Sebab, selama ini energi listrik dari Jawa itu berasal dari batubara sehingga sangat menganggu lingkungan karena menghasilkan polusi.

Untuk jangka pendeknya, Suyasa menyarankan agar Pemerintah Provinsi Bali terus melakukan komunikasi dan koordinasi dengan PLN agar tidak terjadi kejadian serupa ke depannya. “Mudah-mudahan ke depan tidak terjadi lagi seperti itu. Kita mendorong secepatnya (Bali mandiri energi baru terbarukan, red),” harapnya.

Sementara itu, Gubernur Bali, Wayan Koster menyatakan menolak tambahan pasokan listrik 500 MW dari Paiton karena menggunakan energi kotor berbasis batubara. “Bali harus mandiri energi, menggunakan energi bersih dari alam Bali sendiri, seperti surya, air, dan bioenergi. Ini untuk menjaga kesucian dan keharmonisan alam Bali,” tegas Koster dalam peluncuran Roadmap Bali Mandiri Energi Bersih pada 12 Februari 2022 lalu.

Baca juga:  Tak Punya Data PMI yang Pulang Lewat Jalur Domestik, Ini Dilakukan Gugus Tugas

Saat itu, Koster menekankan bahwa ketergantungan pada listrik dari Jawa membuat Bali sangat rentan terhadap gangguan teknis yang berada di luar kendali masyarakat Bali sendiri.

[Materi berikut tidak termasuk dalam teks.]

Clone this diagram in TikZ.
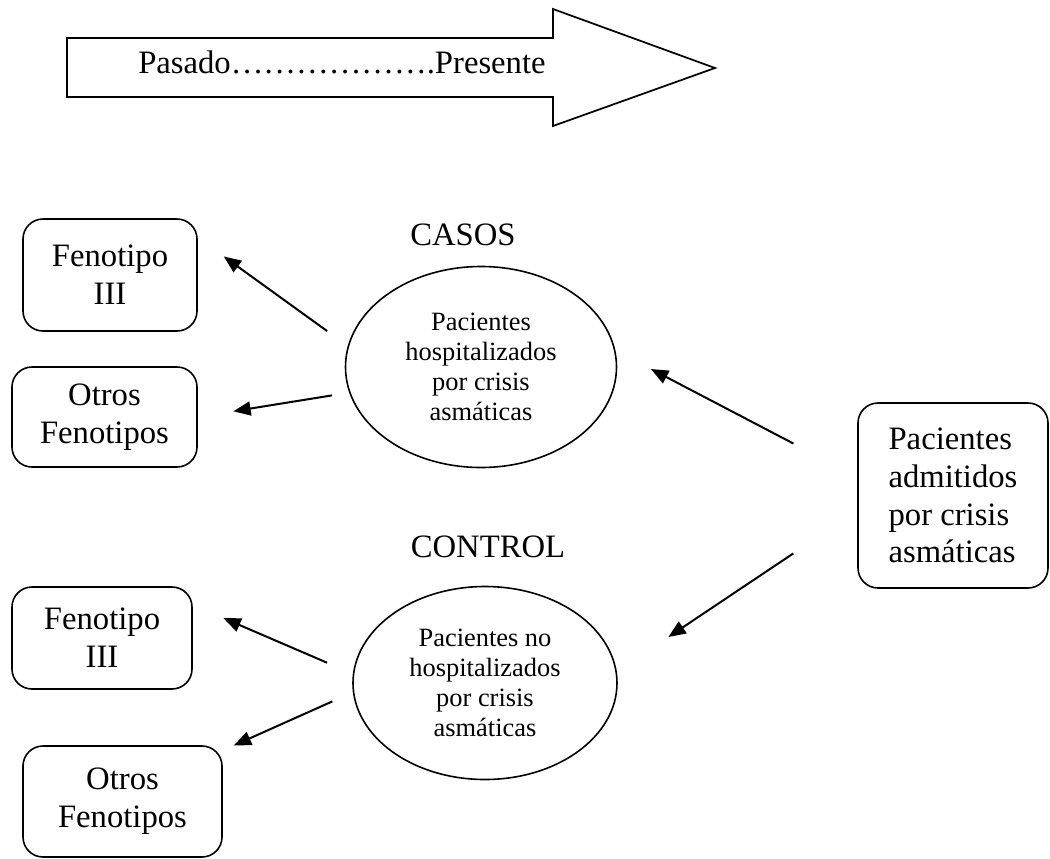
\documentclass[tikz,border=0pt]{standalone}
\usepackage{fontspec}
\setmainfont{Liberation Serif}
\usetikzlibrary{shapes.geometric,arrows.meta}
\newcommand{\letragrande}{\fontsize{24.5}{28.3}\selectfont}
\newcommand{\letrachica}{\fontsize{19.8}{22.5}\selectfont}

\begin{document}
\begin{tikzpicture}[x=0.75pt,y=-0.75pt]
\tikzstyle{every node}+=[inner sep=0pt]
\tikzstyle{caja}=[draw,rounded corners=15pt,line width=1.2pt,align=center,font=\letragrande]
\tikzstyle{elipse}=[draw,ellipse,line width=1.2pt,align=center,font=\letrachica]
\tikzstyle{flecha}=[-{Triangle[length=13pt,width=10.5pt]},line width=1.5pt]
\useasboundingbox (0,0) rectangle (1050,858);
% flecha del tiempo
\draw [line width=1.3pt] (67,38) -- (553,38) -- (553,9) -- (715,68) -- (553,126) -- (553,97) -- (67,97) -- cycle;
\node [anchor=base west,font=\letragrande] (tiempo) at (138,73) {Pasado……………….Presente};
% casos
\node [anchor=base,font=\letragrande] (casos) at (463,245) {CASOS};
\node [elipse,minimum width=203.25pt,minimum height=150.75pt] (casA) at (481,367) {Pacientes\\hospitalizados\\por crisis\\asmáticas};
\node [caja,minimum width=130.5pt,minimum height=84pt] (fenA) at (110,275) {Fenotipo\\III};
\node [caja,minimum width=138.75pt,minimum height=75pt] (otrA) at (104.5,417) {Otros\\Fenotipos};
% control
\node [anchor=base,font=\letragrande] (control) at (488,557) {CONTROL};
\node [elipse,minimum width=198pt,minimum height=144.75pt] (ctlB) at (485,683) {Pacientes no\\hospitalizados\\por crisis\\asmáticas};
\node [caja,minimum width=135pt,minimum height=76.5pt] (fenB) at (102,638) {Fenotipo\\III};
\node [caja,minimum width=149.25pt,minimum height=83.25pt] (otrB) at (122.5,801.5) {Otros\\Fenotipos};
% admitidos
\node [caja,align=left,minimum width=142.5pt,minimum height=138.75pt] (adm) at (953,495.5) {Pacientes\\admitidos\\por crisis\\asmáticas};
% flechas
\draw [flecha,shorten <=19pt,shorten >=24pt] (casA.171) -- (fenA.23);
\draw [flecha,shorten <=13pt,shorten >=27pt] (casA.191) -- (otrA.east);
\draw [flecha,shorten <=54pt,shorten >=30pt] (adm.169) -- (casA.7);
\draw [flecha,shorten <=57.7pt,shorten >=46.5pt] (adm.189) -- (ctlB.5);
\draw [flecha,shorten <=21pt,shorten >=25pt] (ctlB.176) -- (fenB.20);
\draw [flecha,shorten <=16.8pt,shorten >=9pt] (ctlB.184) -- (otrB.27);
\end{tikzpicture}
\end{document}
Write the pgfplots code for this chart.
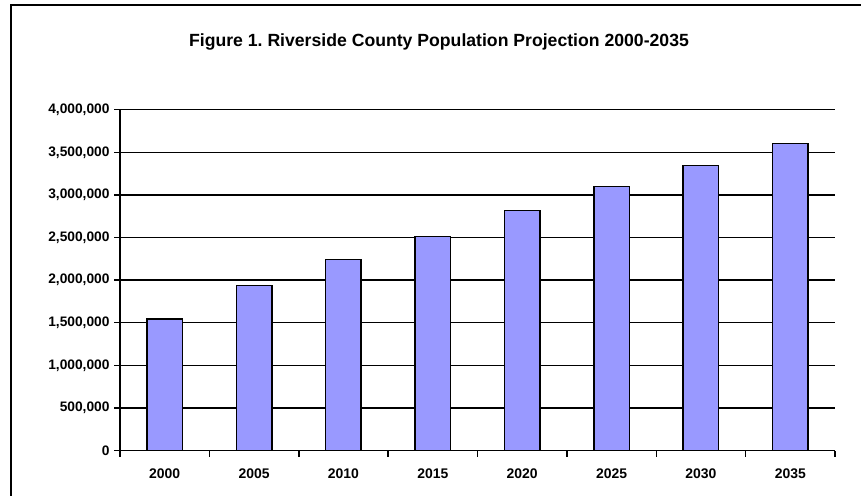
\documentclass[border=0pt]{standalone}
\usepackage{fontspec}
\setmainfont{Liberation Sans}
\usepackage{pgfplots}
\pgfplotsset{compat=1.18}
\definecolor{barblue}{HTML}{9999FF}
\frenchspacing
\begin{document}
\begin{tikzpicture}[x=1bp,y=1bp]
\useasboundingbox (0,0) rectangle (861,-496);
\draw[line width=2bp] (11,-496) -- (11,-5.3) -- (861,-5.3);
\node[font=\fontsize{17.7}{19}\selectfont\bfseries] at (439,-42) {Figure 1. Riverside County Population Projection 2000-2035};
\begin{axis}[
  at={(120bp,-450.5bp)}, anchor=south west,
  scale only axis, width=715bp, height=340.8bp,
  xmin=-0.5, xmax=7.5, ymin=0, ymax=4000000,
  axis lines*=left,
  axis line style={line width=1.5bp},
  xtick={0,...,7},
  xticklabels={2000,2005,2010,2015,2020,2025,2030,2035},
  minor xtick={-0.5,0.5,...,7.5},
  major x tick style={draw=none},
  minor tick length=6bp,
  major tick length=6bp,
  tick align=outside,
  tick style={line width=1.5bp, black},
  ytick={0,500000,...,4000000},
  ymajorgrids,
  grid style={line width=1.5bp, black},
  scaled y ticks=false,
  yticklabel style={/pgf/number format/fixed, /pgf/number format/1000 sep={,}, /pgf/number format/assume math mode=true, font=\fontsize{13.8}{15}\selectfont\bfseries, xshift=-1bp},
  xticklabel style={font=\fontsize{14}{15}\selectfont\bfseries, yshift=-9bp},
  ybar, bar width=35.5bp,
  clip=false,
]
\addplot[fill=barblue, draw=black, line width=1.5bp] coordinates {
  (0,1545000) (1,1937000) (2,2239000) (3,2509000)
  (4,2814000) (5,3096000) (6,3347000) (7,3606000)
};
\end{axis}
\end{tikzpicture}
\end{document}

Sebagai langkah konkret, Wayan Koster menerbitkan Peraturan Gubernur Bali Nomor 45 Tahun 2019 tentang Bali Energi Bersih serta Pergub Nomor 48 Tahun 2019 tentang Penggunaan Kendaraan Bermotor Listrik Berbasis Baterai. Pada 2022, ia menargetkan Bali mandiri energi berbasis Energi Baru Terbarukan (EBT) paling lambat tahun 2045, dengan memanfaatkan tenaga surya, air, dan biomassa.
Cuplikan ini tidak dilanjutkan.